An intercreditor agreement (whether it’s styled as an intercreditor or subordination agreement or documented as part of a collateral trust agreement or in the case of a unitranche deal, an agreement among lenders) sets forth the relationship between the lenders having differing rights against the interests that they share (most notably, the payment rights against the borrower and the collateral granted by the borrower). Perhaps the most common intercreditor arrangement in commercial lending may be that of first and second lien lenders whereby two lenders agree to share common collateral but the first lien lender has a priority against the second lien lender as relating to the proceeds of such collateral.

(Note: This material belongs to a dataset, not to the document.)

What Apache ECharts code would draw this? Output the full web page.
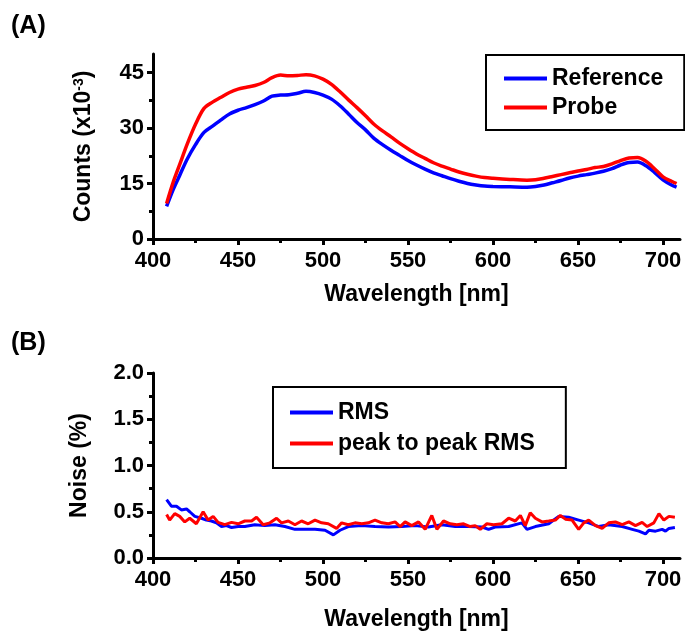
<!DOCTYPE html>
<html>
<head>
<meta charset="utf-8">
<script src="https://cdn.jsdelivr.net/npm/echarts@6/dist/echarts.min.js"></script>
<style>
  html, body { margin: 0; padding: 0; background: #fff; }
  #chart { width: 685px; height: 637px; }
</style>
</head>
<body>
<div id="chart"></div>
<script>
// Panel A: counts spectra (x10^-3)
const wlA = [408, 412, 416, 420, 425, 430, 435, 440, 445, 450, 455, 460, 465, 470, 475, 480, 485, 490, 495, 500,
  505, 510, 515, 520, 525, 530, 535, 540, 545, 550, 555, 560, 565, 570, 575, 580, 585, 590, 595, 600,
  610, 620, 625, 630, 635, 640, 645, 650, 655, 660, 665, 670, 675, 680, 685, 690, 695, 700, 705, 708];
const reference = [8.8, 13.5, 17.5, 21.5, 25.5, 28.8, 30.5, 32.2, 33.8, 34.8, 35.5, 36.3, 37.3, 38.6, 38.9, 39.0, 39.4, 39.9, 39.6, 38.9,
  37.8, 36.0, 33.8, 31.5, 29.5, 27.2, 25.5, 24.0, 22.6, 21.2, 20.0, 18.9, 17.9, 17.1, 16.3, 15.6, 15.0, 14.6, 14.3, 14.2,
  14.1, 14.0, 14.2, 14.6, 15.2, 15.8, 16.5, 17.0, 17.4, 17.8, 18.3, 19.0, 20.0, 20.7, 20.8, 19.8, 18.0, 16.0, 14.6, 14.0];
const probe = [9.6, 15.5, 20.5, 25.5, 31.0, 35.3, 37.0, 38.3, 39.6, 40.5, 41.0, 41.5, 42.3, 43.6, 44.3, 44.1, 44.2, 44.4, 44.1, 43.2,
  41.8, 39.8, 37.6, 35.5, 33.3, 31.0, 29.2, 27.6, 25.9, 24.4, 23.0, 21.8, 20.6, 19.7, 18.9, 18.1, 17.5, 17.0, 16.6, 16.4,
  16.1, 15.9, 16.0, 16.4, 16.9, 17.4, 17.9, 18.4, 18.8, 19.3, 19.6, 20.3, 21.2, 21.9, 22.0, 21.0, 19.0, 16.8, 15.6, 15.0];

// Panel B: noise (%)
const wlRms = [408, 410.8, 413.8, 416.7, 419.7, 421.6, 424.6, 428.5, 431.4, 434.4, 437.3, 440.3, 443.2, 446.2, 450.1, 454, 459.9, 465.8, 471.7, 477.6,
  483.5, 489.4, 495.3, 501.2, 506.1, 510, 514.9, 522.8, 530.6, 538.5, 546.3, 554.2, 562, 569.9, 577.8, 585.6, 593.5, 597.4, 601.3, 609.2,
  617, 620, 624.9, 632.8, 638.6, 644.5, 650.4, 656.3, 662.2, 668.1, 676, 681.9, 685.8, 689.7, 691.7, 695.6, 699.5, 701.5, 703.5, 707];
const rms = [0.63, 0.56, 0.56, 0.52, 0.53, 0.50, 0.45, 0.43, 0.41, 0.40, 0.38, 0.34, 0.35, 0.33, 0.34, 0.34, 0.36, 0.35, 0.36, 0.34,
  0.31, 0.31, 0.31, 0.30, 0.25, 0.30, 0.34, 0.35, 0.34, 0.335, 0.34, 0.35, 0.335, 0.36, 0.34, 0.34, 0.335, 0.31, 0.335, 0.34,
  0.38, 0.31, 0.34, 0.37, 0.45, 0.44, 0.41, 0.38, 0.34, 0.36, 0.34, 0.31, 0.29, 0.26, 0.30, 0.29, 0.31, 0.29, 0.32, 0.33];
const wlP2p = [408, 409.8, 412.8, 415.7, 418.7, 421.6, 425.5, 429.5, 432.4, 435.4, 438.3, 442.2, 446.2, 450.1, 454, 458, 460.9, 464.8, 468.8, 472.7,
  475.6, 479.6, 483.5, 487.4, 491.3, 495.3, 499.2, 503.1, 508, 511, 514.9, 518.8, 522.8, 526.7, 530.6, 534.6, 538.5, 542.4, 545.4, 548.3,
  552.2, 556.2, 560.1, 564, 567, 570.9, 574.8, 578.7, 582.7, 586.6, 589.5, 592.5, 596.4, 600.3, 605.3, 609.2, 613.1, 616.1, 619, 621.9,
  624.9, 628.8, 632.8, 636.7, 639.6, 642.6, 646.5, 650.4, 653.4, 656.3, 660.3, 664.2, 668.1, 672, 676, 679.9, 683.8, 687.7, 690.7, 694.6,
  697.6, 700.5, 703.5, 707];
const p2p = [0.47, 0.41, 0.48, 0.45, 0.39, 0.43, 0.37, 0.50, 0.41, 0.45, 0.385, 0.36, 0.385, 0.37, 0.40, 0.40, 0.44, 0.36, 0.38, 0.43,
  0.38, 0.40, 0.36, 0.40, 0.37, 0.41, 0.38, 0.37, 0.32, 0.38, 0.36, 0.38, 0.37, 0.38, 0.41, 0.38, 0.37, 0.39, 0.34, 0.39,
  0.35, 0.39, 0.31, 0.46, 0.31, 0.40, 0.37, 0.36, 0.37, 0.34, 0.35, 0.31, 0.37, 0.36, 0.37, 0.43, 0.40, 0.46, 0.35, 0.49,
  0.43, 0.39, 0.40, 0.41, 0.46, 0.42, 0.41, 0.31, 0.38, 0.41, 0.35, 0.32, 0.38, 0.39, 0.36, 0.39, 0.35, 0.385, 0.34, 0.38,
  0.48, 0.41, 0.45, 0.44];

// tick values
const xMajor = [400, 450, 500, 550, 600, 650, 700];
const xMinor = [425, 475, 525, 575, 625, 675];
const yMajorA = [0, 15, 30, 45];
const yMinorA = [7.5, 22.5, 37.5];
const yMajorB = [0, 0.5, 1.0, 1.5, 2.0];
const yMinorB = [0.25, 0.75, 1.25, 1.75];

const FONT = 'Liberation Sans, Arial, sans-serif';
const BLUE = '#0000ff';
const RED = '#ff0000';

const zip = (xs, ys) => xs.map((x, i) => [x, ys[i]]);

const axisLine = { show: true, onZero: false, lineStyle: { color: '#000', width: 3 } };
const labelStyle = { color: '#000', fontFamily: FONT, fontWeight: 'bold', fontSize: 22 };
const nameStyle = { color: '#000', fontFamily: FONT, fontWeight: 'bold', fontSize: 23 };
const legendText = { color: '#000', fontFamily: FONT, fontWeight: 'bold', fontSize: 23 };

function xAxes(gridIndex, nameGap) {
  return [
    {
      type: 'value', gridIndex, position: 'bottom', min: 400, max: 710,
      name: 'Wavelength [nm]', nameLocation: 'middle', nameGap, nameTextStyle: nameStyle,
      axisLine,
      axisTick: { show: true, customValues: xMajor, length: 6, lineStyle: { color: '#000', width: 3 } },
      axisLabel: { customValues: xMajor, margin: 11, ...labelStyle },
      splitLine: { show: false }
    },
    {
      // minor ticks only
      type: 'value', gridIndex, position: 'bottom', min: 400, max: 710,
      axisLine: { show: false, onZero: false },
      axisTick: { show: true, customValues: xMinor, length: 4, lineStyle: { color: '#000', width: 3 } },
      axisLabel: { show: false },
      splitLine: { show: false }
    }
  ];
}

function yAxes(gridIndex, max, major, minor, fmt, name, nameGap) {
  return [
    {
      type: 'value', gridIndex, position: 'left', min: 0, max,
      name, nameLocation: 'middle', nameGap, nameTextStyle: nameStyle,
      axisLine,
      axisTick: { show: true, customValues: major, length: 6, lineStyle: { color: '#000', width: 3 } },
      axisLabel: { customValues: major, margin: 9, formatter: fmt, ...labelStyle },
      splitLine: { show: false }
    },
    {
      // minor ticks only
      type: 'value', gridIndex, position: 'left', min: 0, max,
      axisLine: { show: false, onZero: false },
      axisTick: { show: true, customValues: minor, length: 4, lineStyle: { color: '#000', width: 3 } },
      axisLabel: { show: false },
      splitLine: { show: false }
    }
  ];
}

const chart = echarts.init(document.getElementById('chart'), null, { renderer: 'canvas' });

const option = {
  backgroundColor: '#ffffff',
  animation: false,
  textStyle: { fontFamily: FONT },
  title: [
    { text: '(A)', left: 11, top: 14, padding: 0, textStyle: { fontFamily: FONT, fontWeight: 'bold', fontSize: 25, color: '#000' } },
    { text: '(B)', left: 11, top: 331, padding: 0, textStyle: { fontFamily: FONT, fontWeight: 'bold', fontSize: 25, color: '#000' } }
  ],
  grid: [
    { left: 153, top: 54, width: 527, height: 185 },
    { left: 153, top: 373, width: 527, height: 185 }
  ],
  legend: [
    {
      data: ['Reference', 'Probe'], orient: 'vertical', left: 486, top: 55,
      icon: 'rect', itemWidth: 43, itemHeight: 4, itemGap: 6,
      padding: [12, 21, 11, 18],
      borderColor: '#000', borderWidth: 2, borderRadius: 0,
      textStyle: legendText
    },
    {
      data: ['RMS', 'peak to peak RMS'], orient: 'vertical', left: 273, top: 387,
      icon: 'rect', itemWidth: 43, itemHeight: 4, itemGap: 8,
      padding: [14, 31, 13, 17],
      borderColor: '#000', borderWidth: 2, borderRadius: 0,
      textStyle: legendText
    }
  ],
  xAxis: [...xAxes(0, 44), ...xAxes(1, 50)],
  yAxis: [
    ...yAxes(0, 50, yMajorA, yMinorA, v => String(v), 'Counts (x10{sup|-3})', 57),
    ...yAxes(1, 2, yMajorB, yMinorB, v => v.toFixed(1), 'Noise (%)', 62)
  ],
  series: [
    {
      name: 'Reference', type: 'line', xAxisIndex: 0, yAxisIndex: 0,
      data: zip(wlA, reference), smooth: 0.3, symbol: 'none',
      lineStyle: { color: BLUE, width: 3.5 }, itemStyle: { color: BLUE }, z: 3
    },
    {
      name: 'Probe', type: 'line', xAxisIndex: 0, yAxisIndex: 0,
      data: zip(wlA, probe), smooth: 0.3, symbol: 'none',
      lineStyle: { color: RED, width: 3.5 }, itemStyle: { color: RED }, z: 4
    },
    {
      name: 'RMS', type: 'line', xAxisIndex: 2, yAxisIndex: 2,
      data: zip(wlRms, rms), symbol: 'none',
      lineStyle: { color: BLUE, width: 3 }, itemStyle: { color: BLUE }, z: 3
    },
    {
      name: 'peak to peak RMS', type: 'line', xAxisIndex: 2, yAxisIndex: 2,
      data: zip(wlP2p, p2p), symbol: 'none',
      lineStyle: { color: RED, width: 3 }, itemStyle: { color: RED }, z: 4
    }
  ]
};

// superscript for the counts axis name
option.yAxis[0].nameTextStyle = {
  ...nameStyle,
  rich: { sup: { fontFamily: FONT, fontWeight: 'bold', fontSize: 14, color: '#000', verticalAlign: 'top', padding: [0, 0, 10, 0] } }
};

chart.setOption(option);
</script>
</body>
</html>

Another common example of the intercreditor arrangement is that of a senior lender and a subordinated lender where the senior lender has a priority against the subordinated lender as to its right to collect payments from the borrower; depending on the deal terms, that may mean that the subordinated lender cannot collect any payment from the borrower until the senior lender is paid in full (subject to certain limited exceptions as may be negotiated between the lenders).